Write out again, exactly as they appear, the lines from the line with "Write a Python" through the line with "Serif, Times New". Do not include any pictures.
* Begin Listed records *
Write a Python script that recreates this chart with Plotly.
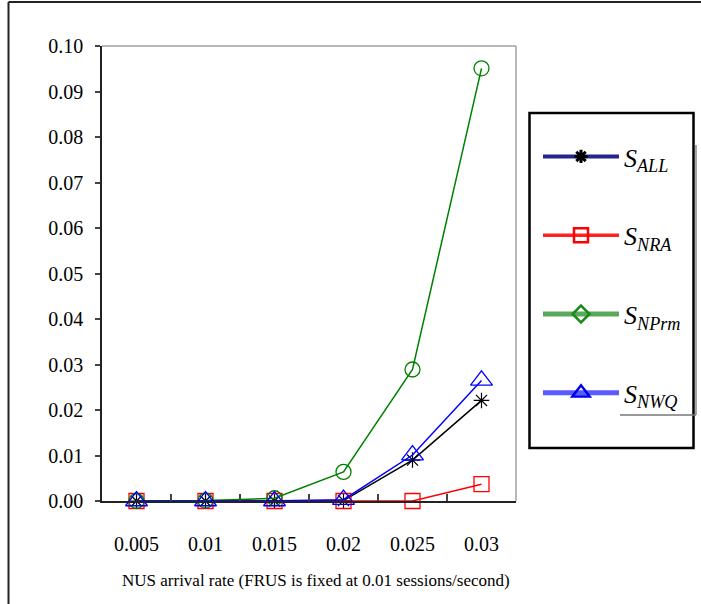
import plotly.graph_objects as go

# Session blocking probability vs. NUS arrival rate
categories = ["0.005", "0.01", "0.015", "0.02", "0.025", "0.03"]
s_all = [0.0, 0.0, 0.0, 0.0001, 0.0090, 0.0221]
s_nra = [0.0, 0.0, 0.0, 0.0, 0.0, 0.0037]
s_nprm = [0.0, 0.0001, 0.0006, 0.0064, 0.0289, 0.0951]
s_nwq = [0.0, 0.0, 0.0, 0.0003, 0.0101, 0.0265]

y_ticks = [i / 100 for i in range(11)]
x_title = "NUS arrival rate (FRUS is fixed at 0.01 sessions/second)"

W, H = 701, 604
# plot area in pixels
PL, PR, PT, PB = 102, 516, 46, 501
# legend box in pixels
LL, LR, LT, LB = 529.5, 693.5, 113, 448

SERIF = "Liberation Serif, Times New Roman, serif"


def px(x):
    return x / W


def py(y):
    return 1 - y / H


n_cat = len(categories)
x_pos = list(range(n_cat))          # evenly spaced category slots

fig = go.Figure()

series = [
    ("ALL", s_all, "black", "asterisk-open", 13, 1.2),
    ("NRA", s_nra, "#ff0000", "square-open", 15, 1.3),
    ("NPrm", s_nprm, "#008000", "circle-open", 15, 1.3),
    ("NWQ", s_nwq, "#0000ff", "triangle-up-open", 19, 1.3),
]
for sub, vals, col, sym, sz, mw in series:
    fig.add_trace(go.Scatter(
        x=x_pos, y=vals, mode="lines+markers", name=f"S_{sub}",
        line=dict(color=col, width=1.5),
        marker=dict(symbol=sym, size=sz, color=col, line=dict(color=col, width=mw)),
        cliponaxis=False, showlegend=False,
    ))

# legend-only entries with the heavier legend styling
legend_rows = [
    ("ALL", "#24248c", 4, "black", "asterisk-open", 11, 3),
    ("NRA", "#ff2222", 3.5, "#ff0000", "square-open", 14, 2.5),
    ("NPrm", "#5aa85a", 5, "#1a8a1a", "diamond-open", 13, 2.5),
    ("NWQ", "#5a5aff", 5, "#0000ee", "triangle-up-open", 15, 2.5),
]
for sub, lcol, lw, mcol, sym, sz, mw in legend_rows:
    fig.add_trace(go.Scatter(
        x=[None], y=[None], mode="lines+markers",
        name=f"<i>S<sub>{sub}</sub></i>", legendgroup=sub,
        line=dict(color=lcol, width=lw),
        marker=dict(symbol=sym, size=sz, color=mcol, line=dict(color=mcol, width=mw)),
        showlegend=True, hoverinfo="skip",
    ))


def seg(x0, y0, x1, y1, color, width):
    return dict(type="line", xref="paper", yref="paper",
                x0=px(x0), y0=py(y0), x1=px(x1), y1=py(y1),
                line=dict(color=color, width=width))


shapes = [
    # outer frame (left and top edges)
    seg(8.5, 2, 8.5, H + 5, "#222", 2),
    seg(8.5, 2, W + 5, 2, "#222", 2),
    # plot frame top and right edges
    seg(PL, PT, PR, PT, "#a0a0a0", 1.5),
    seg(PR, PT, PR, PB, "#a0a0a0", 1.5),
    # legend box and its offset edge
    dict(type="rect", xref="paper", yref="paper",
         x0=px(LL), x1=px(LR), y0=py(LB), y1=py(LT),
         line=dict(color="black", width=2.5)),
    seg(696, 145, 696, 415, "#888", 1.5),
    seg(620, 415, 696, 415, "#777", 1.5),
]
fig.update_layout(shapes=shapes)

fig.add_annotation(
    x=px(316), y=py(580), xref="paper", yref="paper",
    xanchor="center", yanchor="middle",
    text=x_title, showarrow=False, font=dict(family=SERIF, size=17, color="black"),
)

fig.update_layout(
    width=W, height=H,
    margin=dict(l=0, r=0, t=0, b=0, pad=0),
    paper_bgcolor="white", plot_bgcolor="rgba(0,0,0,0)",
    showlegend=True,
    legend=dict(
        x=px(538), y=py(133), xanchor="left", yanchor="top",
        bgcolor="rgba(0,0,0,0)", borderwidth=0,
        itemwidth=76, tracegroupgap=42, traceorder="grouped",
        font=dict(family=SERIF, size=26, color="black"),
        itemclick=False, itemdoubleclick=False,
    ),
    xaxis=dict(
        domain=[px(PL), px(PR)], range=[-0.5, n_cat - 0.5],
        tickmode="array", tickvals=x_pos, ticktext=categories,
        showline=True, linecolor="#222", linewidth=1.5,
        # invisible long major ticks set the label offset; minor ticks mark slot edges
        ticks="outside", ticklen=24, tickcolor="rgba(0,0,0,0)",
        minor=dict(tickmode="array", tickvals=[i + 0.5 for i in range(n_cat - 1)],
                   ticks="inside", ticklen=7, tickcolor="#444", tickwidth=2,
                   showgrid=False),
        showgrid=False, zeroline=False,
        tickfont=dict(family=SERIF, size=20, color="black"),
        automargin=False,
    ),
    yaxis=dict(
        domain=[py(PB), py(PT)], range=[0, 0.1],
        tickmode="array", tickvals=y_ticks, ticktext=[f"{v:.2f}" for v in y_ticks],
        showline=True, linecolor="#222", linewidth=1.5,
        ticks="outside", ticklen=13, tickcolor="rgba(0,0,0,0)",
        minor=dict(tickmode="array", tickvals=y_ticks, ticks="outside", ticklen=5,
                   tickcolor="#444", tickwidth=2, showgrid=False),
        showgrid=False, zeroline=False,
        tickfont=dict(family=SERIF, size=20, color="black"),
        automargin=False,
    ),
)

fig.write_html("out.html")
* End Listed records *
* Begin Listed records *
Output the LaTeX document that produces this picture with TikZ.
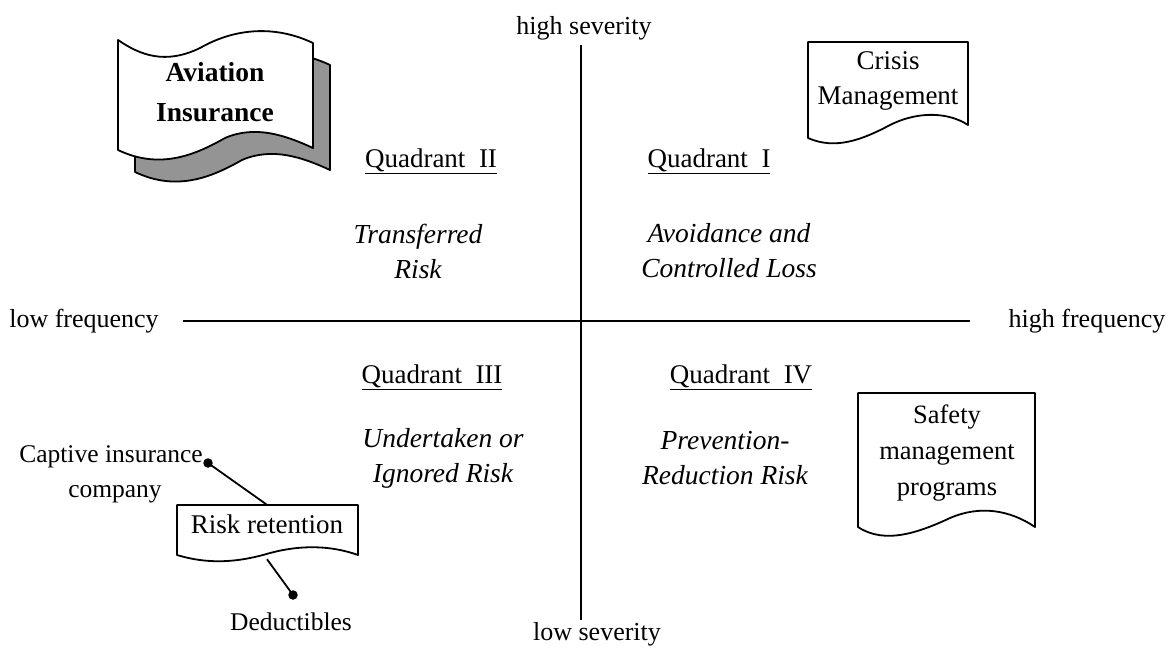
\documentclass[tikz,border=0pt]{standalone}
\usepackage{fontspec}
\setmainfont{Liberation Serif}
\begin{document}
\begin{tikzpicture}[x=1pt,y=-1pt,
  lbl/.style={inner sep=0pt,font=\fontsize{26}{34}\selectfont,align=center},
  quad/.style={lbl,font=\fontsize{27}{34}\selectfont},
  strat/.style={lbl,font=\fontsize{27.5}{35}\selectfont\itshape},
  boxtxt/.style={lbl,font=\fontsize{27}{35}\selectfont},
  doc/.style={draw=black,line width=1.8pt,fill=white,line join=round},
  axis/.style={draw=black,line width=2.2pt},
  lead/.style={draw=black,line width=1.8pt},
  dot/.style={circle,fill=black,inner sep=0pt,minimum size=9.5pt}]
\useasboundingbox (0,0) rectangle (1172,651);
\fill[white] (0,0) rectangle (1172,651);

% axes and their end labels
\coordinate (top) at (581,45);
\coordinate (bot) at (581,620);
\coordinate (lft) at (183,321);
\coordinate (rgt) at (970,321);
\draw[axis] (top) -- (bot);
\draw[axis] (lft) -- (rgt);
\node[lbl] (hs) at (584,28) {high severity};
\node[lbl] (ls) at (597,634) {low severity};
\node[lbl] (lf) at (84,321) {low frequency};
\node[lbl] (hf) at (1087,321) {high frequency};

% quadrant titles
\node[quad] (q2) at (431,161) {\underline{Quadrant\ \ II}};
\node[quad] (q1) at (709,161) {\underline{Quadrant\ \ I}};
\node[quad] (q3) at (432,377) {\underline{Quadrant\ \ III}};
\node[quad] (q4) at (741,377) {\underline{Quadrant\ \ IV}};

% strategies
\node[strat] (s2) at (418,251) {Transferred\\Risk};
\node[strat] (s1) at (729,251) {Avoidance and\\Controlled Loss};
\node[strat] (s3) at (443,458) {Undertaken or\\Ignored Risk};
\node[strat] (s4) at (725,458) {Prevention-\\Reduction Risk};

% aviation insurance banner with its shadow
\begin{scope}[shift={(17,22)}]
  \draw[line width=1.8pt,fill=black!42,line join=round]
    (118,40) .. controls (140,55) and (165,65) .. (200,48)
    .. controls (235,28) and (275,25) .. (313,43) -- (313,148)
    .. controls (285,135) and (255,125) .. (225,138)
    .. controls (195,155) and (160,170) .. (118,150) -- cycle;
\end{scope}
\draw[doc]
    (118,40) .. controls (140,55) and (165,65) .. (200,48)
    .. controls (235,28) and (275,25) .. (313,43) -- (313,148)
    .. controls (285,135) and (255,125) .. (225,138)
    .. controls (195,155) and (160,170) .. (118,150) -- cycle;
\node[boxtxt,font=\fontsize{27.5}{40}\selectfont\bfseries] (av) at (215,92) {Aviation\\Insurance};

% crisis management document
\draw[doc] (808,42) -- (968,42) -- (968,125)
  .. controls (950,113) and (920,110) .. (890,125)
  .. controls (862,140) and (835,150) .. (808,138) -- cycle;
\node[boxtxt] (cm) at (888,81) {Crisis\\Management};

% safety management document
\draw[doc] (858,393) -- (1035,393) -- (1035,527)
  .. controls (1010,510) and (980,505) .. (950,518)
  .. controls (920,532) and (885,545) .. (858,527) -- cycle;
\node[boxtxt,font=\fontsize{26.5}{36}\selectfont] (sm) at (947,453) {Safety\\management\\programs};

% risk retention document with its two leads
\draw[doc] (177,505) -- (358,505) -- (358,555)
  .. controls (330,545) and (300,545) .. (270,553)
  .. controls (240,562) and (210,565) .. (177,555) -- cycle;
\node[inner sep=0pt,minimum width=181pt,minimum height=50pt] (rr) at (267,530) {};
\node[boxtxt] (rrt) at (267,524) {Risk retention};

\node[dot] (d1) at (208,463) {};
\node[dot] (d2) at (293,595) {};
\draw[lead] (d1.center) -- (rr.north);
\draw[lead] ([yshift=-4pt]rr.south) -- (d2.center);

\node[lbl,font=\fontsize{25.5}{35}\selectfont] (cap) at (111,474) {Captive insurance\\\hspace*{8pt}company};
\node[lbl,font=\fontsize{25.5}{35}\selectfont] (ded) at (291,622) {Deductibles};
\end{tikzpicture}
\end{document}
* End Listed records *
### The answer
Write a Python script that recreates this chart with Plotly.
import plotly.graph_objects as go

# Session blocking probability vs. NUS arrival rate
categories = ["0.005", "0.01", "0.015", "0.02", "0.025", "0.03"]
s_all = [0.0, 0.0, 0.0, 0.0001, 0.0090, 0.0221]
s_nra = [0.0, 0.0, 0.0, 0.0, 0.0, 0.0037]
s_nprm = [0.0, 0.0001, 0.0006, 0.0064, 0.0289, 0.0951]
s_nwq = [0.0, 0.0, 0.0, 0.0003, 0.0101, 0.0265]

y_ticks = [i / 100 for i in range(11)]
x_title = "NUS arrival rate (FRUS is fixed at 0.01 sessions/second)"

W, H = 701, 604
# plot area in pixels
PL, PR, PT, PB = 102, 516, 46, 501
# legend box in pixels
LL, LR, LT, LB = 529.5, 693.5, 113, 448

SERIF = "Liberation Serif, Times New Roman, serif"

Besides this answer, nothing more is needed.